* Begin SUPPLIED INFORMATION *

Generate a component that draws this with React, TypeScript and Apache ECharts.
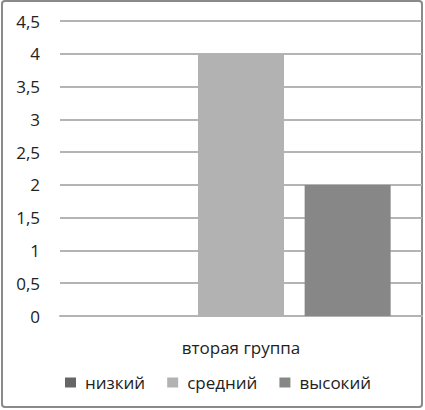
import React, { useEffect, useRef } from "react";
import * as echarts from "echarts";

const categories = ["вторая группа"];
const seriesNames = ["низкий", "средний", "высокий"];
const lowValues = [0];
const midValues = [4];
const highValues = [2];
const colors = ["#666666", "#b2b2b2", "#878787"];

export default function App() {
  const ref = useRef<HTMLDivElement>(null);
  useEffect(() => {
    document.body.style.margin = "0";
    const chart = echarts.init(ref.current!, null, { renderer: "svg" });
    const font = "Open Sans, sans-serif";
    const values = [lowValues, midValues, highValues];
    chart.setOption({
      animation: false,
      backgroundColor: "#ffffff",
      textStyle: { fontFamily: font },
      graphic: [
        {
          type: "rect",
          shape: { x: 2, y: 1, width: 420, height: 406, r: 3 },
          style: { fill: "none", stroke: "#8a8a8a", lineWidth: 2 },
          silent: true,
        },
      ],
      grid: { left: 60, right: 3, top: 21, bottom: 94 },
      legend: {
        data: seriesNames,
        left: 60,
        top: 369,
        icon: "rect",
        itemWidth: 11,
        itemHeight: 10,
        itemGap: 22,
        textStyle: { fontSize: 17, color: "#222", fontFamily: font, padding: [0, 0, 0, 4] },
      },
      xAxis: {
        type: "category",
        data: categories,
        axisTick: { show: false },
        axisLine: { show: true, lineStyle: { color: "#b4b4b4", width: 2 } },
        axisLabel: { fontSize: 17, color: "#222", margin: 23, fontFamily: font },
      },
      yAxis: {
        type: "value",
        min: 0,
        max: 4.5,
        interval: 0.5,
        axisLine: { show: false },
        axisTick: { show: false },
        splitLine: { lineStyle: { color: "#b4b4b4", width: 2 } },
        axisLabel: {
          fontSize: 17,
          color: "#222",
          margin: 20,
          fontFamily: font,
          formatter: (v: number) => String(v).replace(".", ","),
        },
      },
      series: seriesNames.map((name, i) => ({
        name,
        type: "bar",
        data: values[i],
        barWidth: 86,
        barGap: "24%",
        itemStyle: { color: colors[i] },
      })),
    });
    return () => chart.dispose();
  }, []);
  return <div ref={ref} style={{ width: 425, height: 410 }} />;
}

* End SUPPLIED INFORMATION *

## STATED GOAL
Repeat, exactly and in full, each line from the start of the data to the line that contains "import * as". Pictures do not go in.

## FULL OUTPUT
Generate a component that draws this with React, TypeScript and Apache ECharts.
import React, { useEffect, useRef } from "react";
import * as echarts from "echarts";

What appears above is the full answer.